6 April 2023, 17:40 | Updated: 13 April 2023, 15:16
Aida H Dee, children's author, and performer spoke to Tom Swarbrick about representation in schools and how it can help children become 'the best person they can be.'
Aida H Dee is the founder of Drag Story Hour, an initiative that involves drag performers telling stories in schools in an effort to promote inclusivity.
When asked by Tom why drag was central to teaching children about acceptance Aida replied: "The idea of questioning it in the first place is not problematic but there are plenty of performers out there..."
Continuing, they went on to comment on comedian and drag queen Paul O'Grady who died last week, saying: "Paul O'Grady was once a child and grew up to become a very successful drag artist."
Tom asked: "Is the aim to go into a school and say being a drag queen is an option for you?"

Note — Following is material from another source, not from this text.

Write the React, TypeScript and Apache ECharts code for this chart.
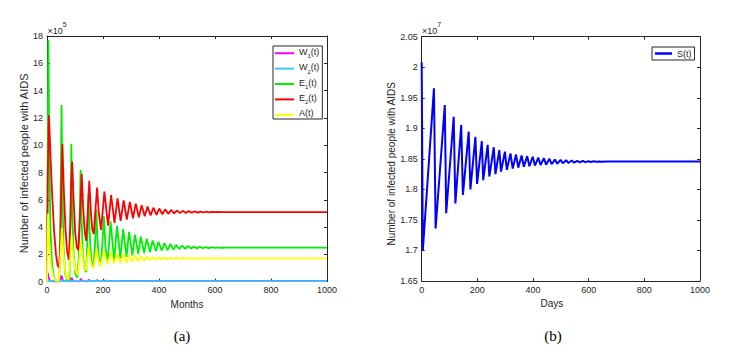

To which Aida replied: "I mean yeah, that's not what I've done or what I do but yeah of course being a drag queen is an option".
"It's a job, it's a hobby...so many different things and it's not scary, it's not sexual in its nature, that's not what drag is".
As well as writing children's books, Aida has also performed at Edinburgh Fringe Festival and at Tate Britain and refers to themselves as a role model.
"Here's an LGBTQ person which historically we have not put in front of kids at a young age, look at the statistics on suicide to see how that turned out."
"We're talking about how you can make our young people be the best version they can be...introducing a type of person that exists."
"We should do it more, to be honest with all different kinds of people."
The discussion comes after the National Education Union (NEU) have come out in support of drag queen authors entering schools in order to challenge the "heteronormative culture" in education.